Task brief:
Gather each line in the entries that includes the string "this".

Data supplied:

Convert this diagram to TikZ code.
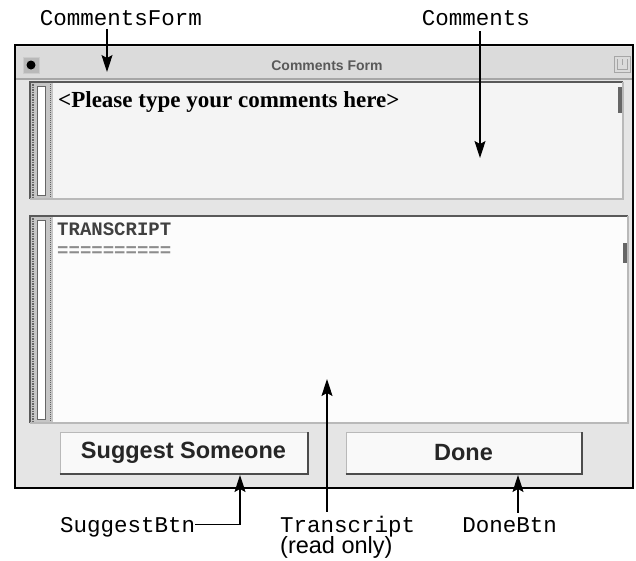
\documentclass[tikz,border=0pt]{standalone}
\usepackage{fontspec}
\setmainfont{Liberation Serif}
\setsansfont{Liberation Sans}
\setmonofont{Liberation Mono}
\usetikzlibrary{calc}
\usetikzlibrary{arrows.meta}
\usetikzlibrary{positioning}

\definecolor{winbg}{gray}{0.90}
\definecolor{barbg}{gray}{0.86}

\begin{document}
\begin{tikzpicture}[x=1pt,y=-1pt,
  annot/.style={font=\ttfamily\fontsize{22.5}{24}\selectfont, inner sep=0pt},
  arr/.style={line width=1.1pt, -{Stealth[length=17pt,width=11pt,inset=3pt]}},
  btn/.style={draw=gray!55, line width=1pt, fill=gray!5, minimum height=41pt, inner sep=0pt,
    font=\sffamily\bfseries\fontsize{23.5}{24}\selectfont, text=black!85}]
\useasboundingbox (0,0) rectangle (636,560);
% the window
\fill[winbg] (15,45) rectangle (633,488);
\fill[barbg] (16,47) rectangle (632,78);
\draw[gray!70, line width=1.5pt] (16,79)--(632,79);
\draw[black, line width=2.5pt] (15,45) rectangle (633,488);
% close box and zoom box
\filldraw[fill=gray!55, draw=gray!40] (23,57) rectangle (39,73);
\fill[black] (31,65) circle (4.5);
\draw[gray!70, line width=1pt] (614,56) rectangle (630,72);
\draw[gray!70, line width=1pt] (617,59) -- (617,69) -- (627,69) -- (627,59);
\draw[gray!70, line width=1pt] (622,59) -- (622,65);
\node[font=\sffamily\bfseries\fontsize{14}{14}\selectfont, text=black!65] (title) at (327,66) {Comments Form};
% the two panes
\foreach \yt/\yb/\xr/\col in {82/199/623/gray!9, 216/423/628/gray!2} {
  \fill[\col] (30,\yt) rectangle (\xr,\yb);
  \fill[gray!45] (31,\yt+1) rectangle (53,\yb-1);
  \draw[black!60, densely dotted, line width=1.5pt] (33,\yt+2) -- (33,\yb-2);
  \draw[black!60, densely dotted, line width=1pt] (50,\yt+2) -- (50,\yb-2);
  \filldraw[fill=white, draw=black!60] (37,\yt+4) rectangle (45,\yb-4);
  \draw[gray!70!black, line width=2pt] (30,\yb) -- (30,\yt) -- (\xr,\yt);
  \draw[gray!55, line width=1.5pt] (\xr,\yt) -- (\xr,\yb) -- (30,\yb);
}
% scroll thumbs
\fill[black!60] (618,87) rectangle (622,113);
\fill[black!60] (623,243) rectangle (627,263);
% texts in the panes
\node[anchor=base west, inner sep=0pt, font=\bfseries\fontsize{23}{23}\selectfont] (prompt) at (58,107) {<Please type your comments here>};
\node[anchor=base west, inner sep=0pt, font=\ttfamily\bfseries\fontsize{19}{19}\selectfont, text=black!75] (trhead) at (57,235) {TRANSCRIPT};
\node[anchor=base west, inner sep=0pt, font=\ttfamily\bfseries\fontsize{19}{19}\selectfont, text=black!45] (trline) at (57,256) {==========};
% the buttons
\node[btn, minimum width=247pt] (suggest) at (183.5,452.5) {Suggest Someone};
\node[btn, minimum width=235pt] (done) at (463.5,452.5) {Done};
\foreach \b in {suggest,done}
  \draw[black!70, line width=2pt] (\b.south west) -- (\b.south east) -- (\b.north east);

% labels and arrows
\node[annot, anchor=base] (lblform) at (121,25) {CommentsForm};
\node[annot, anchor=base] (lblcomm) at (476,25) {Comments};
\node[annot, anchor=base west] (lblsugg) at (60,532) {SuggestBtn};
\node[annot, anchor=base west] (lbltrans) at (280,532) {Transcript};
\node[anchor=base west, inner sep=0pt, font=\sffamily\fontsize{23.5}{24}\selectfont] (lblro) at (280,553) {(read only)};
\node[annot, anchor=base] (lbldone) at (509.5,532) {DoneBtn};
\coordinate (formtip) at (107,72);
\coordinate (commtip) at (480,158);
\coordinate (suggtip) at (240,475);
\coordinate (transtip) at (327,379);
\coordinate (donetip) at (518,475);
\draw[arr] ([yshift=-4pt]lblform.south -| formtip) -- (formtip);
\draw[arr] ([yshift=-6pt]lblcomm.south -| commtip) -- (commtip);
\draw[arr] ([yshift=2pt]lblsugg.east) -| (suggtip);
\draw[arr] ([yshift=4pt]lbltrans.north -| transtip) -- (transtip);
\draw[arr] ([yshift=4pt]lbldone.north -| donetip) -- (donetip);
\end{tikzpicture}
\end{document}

==

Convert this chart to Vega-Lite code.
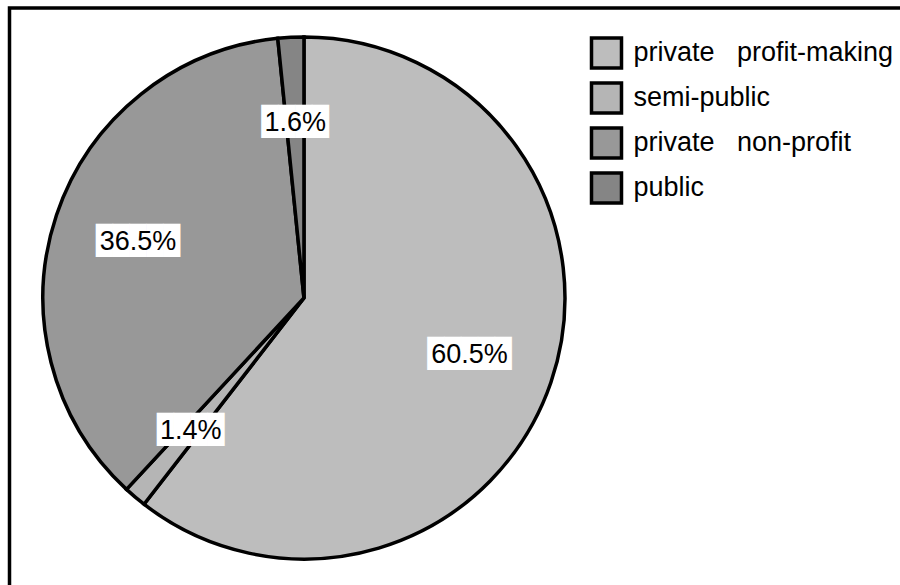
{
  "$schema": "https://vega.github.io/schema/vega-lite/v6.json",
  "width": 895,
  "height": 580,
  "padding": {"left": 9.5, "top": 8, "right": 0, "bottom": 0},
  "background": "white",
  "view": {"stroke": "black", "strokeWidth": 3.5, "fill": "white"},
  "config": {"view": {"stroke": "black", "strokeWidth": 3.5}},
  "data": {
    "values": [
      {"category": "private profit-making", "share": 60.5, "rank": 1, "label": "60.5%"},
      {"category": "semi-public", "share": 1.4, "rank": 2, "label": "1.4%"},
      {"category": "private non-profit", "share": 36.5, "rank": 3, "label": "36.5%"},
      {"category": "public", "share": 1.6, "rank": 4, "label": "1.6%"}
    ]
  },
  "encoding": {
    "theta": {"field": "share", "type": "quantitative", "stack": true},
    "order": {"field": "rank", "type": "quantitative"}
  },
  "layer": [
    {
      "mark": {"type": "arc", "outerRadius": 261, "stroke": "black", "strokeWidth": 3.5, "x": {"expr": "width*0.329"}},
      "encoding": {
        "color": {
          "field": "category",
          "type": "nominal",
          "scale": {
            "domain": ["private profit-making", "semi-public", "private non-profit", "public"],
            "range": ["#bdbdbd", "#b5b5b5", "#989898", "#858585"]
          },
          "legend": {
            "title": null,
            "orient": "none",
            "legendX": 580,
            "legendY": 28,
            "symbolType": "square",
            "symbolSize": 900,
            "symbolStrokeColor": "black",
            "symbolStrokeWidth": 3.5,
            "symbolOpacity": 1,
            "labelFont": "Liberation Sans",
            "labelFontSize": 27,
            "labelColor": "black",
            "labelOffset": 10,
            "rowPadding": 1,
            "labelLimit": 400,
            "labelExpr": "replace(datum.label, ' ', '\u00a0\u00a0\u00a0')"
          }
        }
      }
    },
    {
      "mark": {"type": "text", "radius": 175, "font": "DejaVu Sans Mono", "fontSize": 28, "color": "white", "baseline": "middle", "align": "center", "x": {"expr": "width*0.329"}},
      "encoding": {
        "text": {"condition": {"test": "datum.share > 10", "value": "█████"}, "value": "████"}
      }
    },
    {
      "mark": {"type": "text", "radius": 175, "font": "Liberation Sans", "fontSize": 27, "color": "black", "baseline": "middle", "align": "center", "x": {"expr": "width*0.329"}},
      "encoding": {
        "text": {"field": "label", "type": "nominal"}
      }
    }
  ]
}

Correct answer:
Convert this diagram to TikZ code.
Convert this chart to Vega-Lite code.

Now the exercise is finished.